* Data block *
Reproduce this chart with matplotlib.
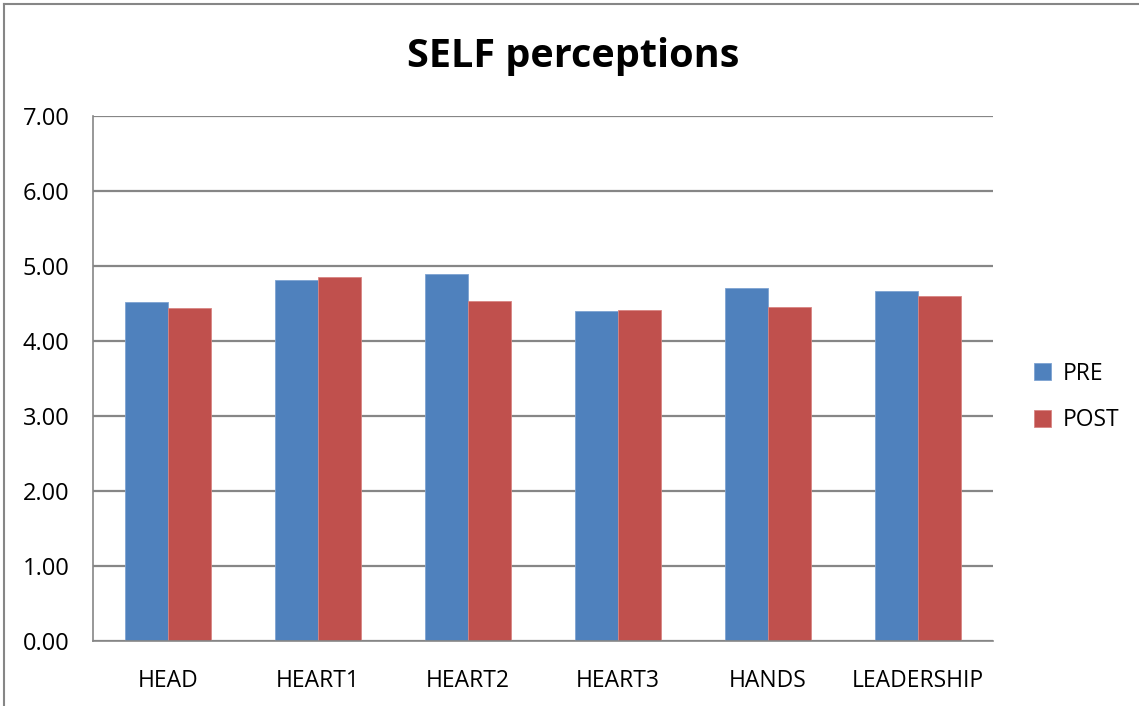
import numpy as np
import matplotlib.pyplot as plt
from matplotlib.lines import Line2D

categories = ["HEAD", "HEART1", "HEART2", "HEART3", "HANDS", "LEADERSHIP"]
pre = [4.52, 4.82, 4.89, 4.40, 4.71, 4.67]
post = [4.44, 4.85, 4.54, 4.41, 4.45, 4.60]
yticks = [0, 1, 2, 3, 4, 5, 6, 7]

plt.rcParams['font.family'] = ['Open Sans', 'DejaVu Sans']

fig = plt.figure(figsize=(11.39, 7.06), dpi=100)
ax = fig.add_axes([93 / 1139, 65 / 706, 900 / 1139, 525 / 706])

x = np.arange(len(categories))
w = 0.284
ax.bar(x - w / 2, pre, w, color='#4f81bd', label='PRE', edgecolor='#7ea3d2', linewidth=0.6)
ax.bar(x + w / 2, post, w, color='#c0504d', label='POST', edgecolor='#d88583', linewidth=0.6)

ax.set_xlim(-0.5, len(categories) - 0.5)
ax.set_ylim(0, 7)
ax.set_yticks(yticks)
ax.set_yticklabels([f"{v:.2f}" for v in yticks], fontsize=17)
ax.set_xticks(x)
ax.set_xticklabels(categories, fontsize=16.5)
ax.tick_params(axis='y', length=0, pad=17)
ax.tick_params(axis='x', length=0, pad=20)
ax.yaxis.grid(True, color='#868686', linewidth=1.6)
ax.set_axisbelow(True)
for s in ['top', 'right']:
    ax.spines[s].set_visible(False)
for s in ['left', 'bottom']:
    ax.spines[s].set_color('#868686')
    ax.spines[s].set_linewidth(1.2)

fig.text(0.503, 1 - 57 / 706, "SELF perceptions", ha='center', va='center',
         fontsize=28.5, fontweight='bold')

fig.legend(loc='center left', bbox_to_anchor=(1013 / 1139, 1 - 397 / 706), frameon=False,
           fontsize=16.5, handlelength=0.75, handleheight=0.75, labelspacing=1.0,
           handletextpad=0.5)

# outer chart border
fig.add_artist(Line2D([4 / 1139, 4 / 1139], [0, 1 - 4 / 706], color='#868686', lw=1.5))
fig.add_artist(Line2D([4 / 1139, 1], [1 - 4 / 706, 1 - 4 / 706], color='#868686', lw=1.5))

fig.savefig("out.png", dpi=100)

* Task brief *
Make an exact copy of the listing above. Do not include the pictures.

* Written answer *
Reproduce this chart with matplotlib.
import numpy as np
import matplotlib.pyplot as plt
from matplotlib.lines import Line2D

categories = ["HEAD", "HEART1", "HEART2", "HEART3", "HANDS", "LEADERSHIP"]
pre = [4.52, 4.82, 4.89, 4.40, 4.71, 4.67]
post = [4.44, 4.85, 4.54, 4.41, 4.45, 4.60]
yticks = [0, 1, 2, 3, 4, 5, 6, 7]

plt.rcParams['font.family'] = ['Open Sans', 'DejaVu Sans']

fig = plt.figure(figsize=(11.39, 7.06), dpi=100)
ax = fig.add_axes([93 / 1139, 65 / 706, 900 / 1139, 525 / 706])

x = np.arange(len(categories))
w = 0.284
ax.bar(x - w / 2, pre, w, color='#4f81bd', label='PRE', edgecolor='#7ea3d2', linewidth=0.6)
ax.bar(x + w / 2, post, w, color='#c0504d', label='POST', edgecolor='#d88583', linewidth=0.6)

ax.set_xlim(-0.5, len(categories) - 0.5)
ax.set_ylim(0, 7)
ax.set_yticks(yticks)
ax.set_yticklabels([f"{v:.2f}" for v in yticks], fontsize=17)
ax.set_xticks(x)
ax.set_xticklabels(categories, fontsize=16.5)
ax.tick_params(axis='y', length=0, pad=17)
ax.tick_params(axis='x', length=0, pad=20)
ax.yaxis.grid(True, color='#868686', linewidth=1.6)
ax.set_axisbelow(True)
for s in ['top', 'right']:
    ax.spines[s].set_visible(False)
for s in ['left', 'bottom']:
    ax.spines[s].set_color('#868686')
    ax.spines[s].set_linewidth(1.2)

fig.text(0.503, 1 - 57 / 706, "SELF perceptions", ha='center', va='center',
         fontsize=28.5, fontweight='bold')

fig.legend(loc='center left', bbox_to_anchor=(1013 / 1139, 1 - 397 / 706), frameon=False,
           fontsize=16.5, handlelength=0.75, handleheight=0.75, labelspacing=1.0,
           handletextpad=0.5)

# outer chart border
fig.add_artist(Line2D([4 / 1139, 4 / 1139], [0, 1 - 4 / 706], color='#868686', lw=1.5))
fig.add_artist(Line2D([4 / 1139, 1], [1 - 4 / 706, 1 - 4 / 706], color='#868686', lw=1.5))

fig.savefig("out.png", dpi=100)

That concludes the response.